'''
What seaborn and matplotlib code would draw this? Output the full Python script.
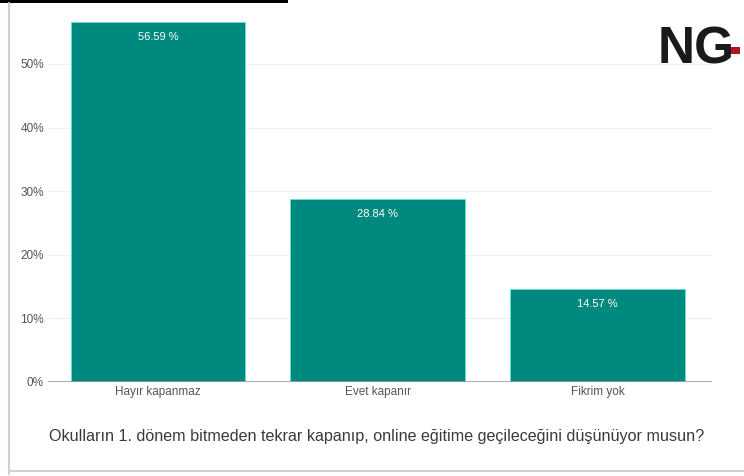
import matplotlib
matplotlib.use("Agg")
import matplotlib.pyplot as plt
import seaborn as sns
import pandas as pd
from matplotlib.patches import Rectangle

categories = ["Hayır kapanmaz", "Evet kapanır", "Fikrim yok"]
values = [56.59, 28.84, 14.57]
yticks = [0, 10, 20, 30, 40, 50]
ytick_labels = ["0%", "10%", "20%", "30%", "40%", "50%"]
title = "Okulların 1. dönem bitmeden tekrar kapanıp, online eğitime geçileceğini düşünüyor musun?"

sns.set_theme(style="white")
plt.rcParams["font.family"] = ["Liberation Sans", "DejaVu Sans"]

df = pd.DataFrame({"cat": categories, "val": values})

fig = plt.figure(figsize=(7.44, 4.76), dpi=100)
ax = fig.add_axes([48/744, 1 - 382/476, (712-48)/744, (382-6.7)/476])

for t in yticks[1:]:
    ax.axhline(t, color="#efefef", lw=0.8, zorder=0)

sns.barplot(data=df, x="cat", y="val", color="#00897F", saturation=1,
            width=0.795, edgecolor="#5fe0d8", linewidth=0.6, ax=ax, zorder=2)

ax.axhline(0, color="#9a9a9a", lw=1.2, zorder=3)

for i, v in enumerate(values):
    ax.text(i, v - 1.6, f"{v:.2f} %", ha="center", va="top", color="white",
            fontsize=8, zorder=4)

ax.set_xlim(-0.5, 2.52)
ax.set_ylim(0, 59)
ax.set_yticks(yticks)
ax.set_yticklabels(ytick_labels)
ax.set_xlabel("")
ax.set_ylabel("")
ax.tick_params(axis="both", length=0, labelsize=8.5, colors="#555555")
ax.tick_params(axis="y", pad=3)
ax.tick_params(axis="x", pad=3)
for s in ax.spines.values():
    s.set_visible(False)

fig.text(377/744, 1 - 437/476, title, ha="center", va="center",
         fontsize=11.6, color="#3a3a3a")

# frame lines and top bar
fig.add_artist(Rectangle((0, 1 - 3/476), 288/744, 3/476, transform=fig.transFigure,
                         color="black", lw=0))
fig.add_artist(plt.Line2D([9/744, 9/744], [0.005, 1 - 3/476], transform=fig.transFigure,
                          color="#d0d0d0", lw=1.5))
fig.add_artist(plt.Line2D([9/744, 1], [1 - 471/476, 1 - 471/476], transform=fig.transFigure,
                          color="#d0d0d0", lw=1.5))

# NG logo
fig.text(658/744, 1 - 50/476, "NG", ha="left", va="center", fontsize=37,
         fontweight="bold", color="#1a1a1a")
fig.add_artist(Rectangle((726/744, 1 - 54/476), 14/744, 7/476, transform=fig.transFigure,
                         color="#b0141c", lw=0))

fig.savefig("out.png", dpi=100)
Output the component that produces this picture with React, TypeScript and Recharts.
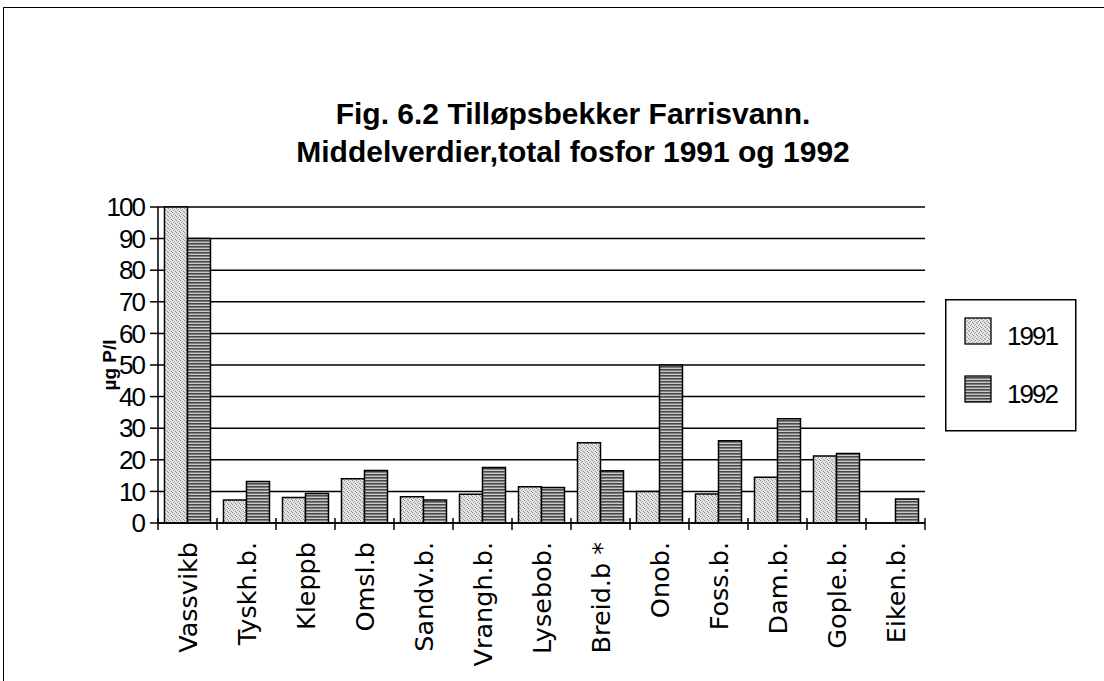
import React from "react";
import {
  Bar,
  BarChart,
  CartesianGrid,
  Legend,
  XAxis,
  YAxis,
} from "recharts";

const categories = [
  "Vassvikb",
  "Tyskh.b.",
  "Kleppb",
  "Omsl.b",
  "Sandv.b.",
  "Vrangh.b.",
  "Lysebob.",
  "Breid.b *",
  "Onob.",
  "Foss.b.",
  "Dam.b.",
  "Gople.b.",
  "Eiken.b.",
];
const values1991 = [100, 7.3, 8.1, 14, 8.3, 9.1, 11.5, 25.4, 10, 9.2, 14.5, 21.2, null];
const values1992 = [90, 13.1, 9.3, 16.6, 7.3, 17.6, 11.2, 16.5, 50, 26, 33, 22, 7.6];
const yTicks = [0, 10, 20, 30, 40, 50, 60, 70, 80, 90, 100];

const data = categories.map((name, i) => ({
  name,
  y1991: values1991[i],
  y1992: values1992[i],
}));

const titleFont = "'Liberation Sans', Arial, sans-serif";
const tickFont = "'Liberation Sans', Arial, sans-serif";
const labelFont = "'DejaVu Sans', Verdana, sans-serif";

function Patterns({ prefix }: { prefix: string }) {
  return (
    <defs>
      <pattern id={`${prefix}-dots`} width="4" height="4" patternUnits="userSpaceOnUse">
        <rect width="4" height="4" fill="#e4e4e4" />
        <rect x="0" y="0" width="1" height="1" fill="#8c8c8c" />
        <rect x="2" y="1" width="1" height="1" fill="#a0a0a0" />
        <rect x="1" y="2" width="1" height="1" fill="#9a9a9a" />
        <rect x="3" y="3" width="1" height="1" fill="#8c8c8c" />
      </pattern>
      <pattern id={`${prefix}-stripes`} width="4" height="3" patternUnits="userSpaceOnUse">
        <rect width="4" height="3" fill="#c8c8c8" />
        <rect x="0" y="0" width="4" height="1.6" fill="#4a4a4a" />
      </pattern>
    </defs>
  );
}

// category label plus the boundary ticks that cross the x axis
function CategoryTick(props: any) {
  const { x, y, payload, index, visibleTicksCount } = props;
  const half = payload.offset || 29.5;
  const last = index === visibleTicksCount - 1;
  return (
    <g>
      <line x1={x - half} x2={x - half} y1={y - 5} y2={y + 7} stroke="#000" strokeWidth={1.5} />
      {last && (
        <line x1={x + half} x2={x + half} y1={y - 5} y2={y + 7} stroke="#000" strokeWidth={1.5} />
      )}
      <g transform={`translate(${x},${y + 19}) rotate(-90)`}>
        <text textAnchor="end" dy="0.36em" fontSize={25.5} fontFamily={labelFont} fill="#000">
          {payload.value}
        </text>
      </g>
    </g>
  );
}

function LegendBox({ payload }: any) {
  const items = payload || [];
  return (
    <svg width={132} height={133} style={{ display: "block" }}>
      <Patterns prefix="lg" />
      <rect x={0.75} y={0.75} width={130} height={131} fill="#fff" stroke="#000" strokeWidth={1.5} />
      {items.map((entry: any, i: number) => (
        <g key={entry.value}>
          <rect
            x={20}
            y={19 + i * 58}
            width={26}
            height={26}
            fill={i === 0 ? "url(#lg-dots)" : "url(#lg-stripes)"}
            stroke="#000"
            strokeWidth={1.3}
          />
          <text x={62} y={46 + i * 58} fontSize={26} letterSpacing={-2} fontFamily={tickFont} fill="#000">
            {entry.value}
          </text>
        </g>
      ))}
    </svg>
  );
}

export default function App() {
  return (
    <div style={{ position: "absolute", left: 0, top: 0, width: 1104, height: 681, background: "#fff", overflow: "hidden" }}>
      <div
        style={{
          position: "absolute",
          left: 3,
          top: 7,
          width: 1101,
          height: 674,
          borderTop: "1.5px solid #000",
          borderLeft: "1.5px solid #000",
          boxSizing: "border-box",
        }}
      />
      <div
        style={{
          position: "absolute",
          left: 273,
          top: 95,
          width: 600,
          textAlign: "center",
          fontFamily: titleFont,
          fontWeight: "bold",
          fontSize: 30,
          lineHeight: "38px",
          color: "#000",
        }}
      >
        Fig. 6.2 Tilløpsbekker Farrisvann.
        <br />
        Middelverdier,total fosfor 1991 og 1992
      </div>
      <div style={{ position: "absolute", left: 0, top: 0 }}>
        <BarChart
          width={1104}
          height={681}
          data={data}
          margin={{ top: 207, right: 179, bottom: 8, left: 88 }}
          barCategoryGap="11%"
          barGap={0}
        >
          <Patterns prefix="ch" />
          <CartesianGrid horizontal vertical={false} stroke="#000" strokeWidth={1.5} />
          <XAxis
            dataKey="name"
            interval={0}
            height={150}
            tickSize={0}
            tickMargin={0}
            tickLine={false}
            axisLine={{ stroke: "#000", strokeWidth: 1.5 }}
            tick={<CategoryTick />}
          />
          <YAxis
            width={70}
            domain={[0, 100]}
            ticks={yTicks}
            interval={0}
            tickSize={8}
            tickMargin={6}
            axisLine={{ stroke: "#000", strokeWidth: 1.5 }}
            tickLine={{ stroke: "#000", strokeWidth: 1.5 }}
            tick={{ fontSize: 26, letterSpacing: -2, fontFamily: tickFont, fill: "#000" }}
            label={{
              value: "µg P/l",
              angle: -90,
              position: "insideLeft",
              offset: 21,
              style: { textAnchor: "middle", fontWeight: "bold", fontSize: 19, fontFamily: titleFont, fill: "#000" },
            }}
          />
          <Legend
            layout="horizontal"
            verticalAlign="middle"
            align="center"
            width={132}
            height={133}
            wrapperStyle={{ left: 945, top: 299, width: 132, height: 133 }}
            content={<LegendBox />}
          />
          <Bar
            dataKey="y1991"
            name="1991"
            fill="url(#ch-dots)"
            stroke="#000"
            strokeWidth={1.5}
            isAnimationActive={false}
          />
          <Bar
            dataKey="y1992"
            name="1992"
            fill="url(#ch-stripes)"
            stroke="#000"
            strokeWidth={1.5}
            isAnimationActive={false}
          />
        </BarChart>
      </div>
    </div>
  );
}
'''
TASK REQUIREMENTS
Return, unchanged, the lines from the first line of the material through the line that holds "from matplotlib.patches import Rectangle", inclusive, omitting pictures.

RESPONSE TO THE EXERCISE
What seaborn and matplotlib code would draw this? Output the full Python script.
import matplotlib
matplotlib.use("Agg")
import matplotlib.pyplot as plt
import seaborn as sns
import pandas as pd
from matplotlib.patches import Rectangle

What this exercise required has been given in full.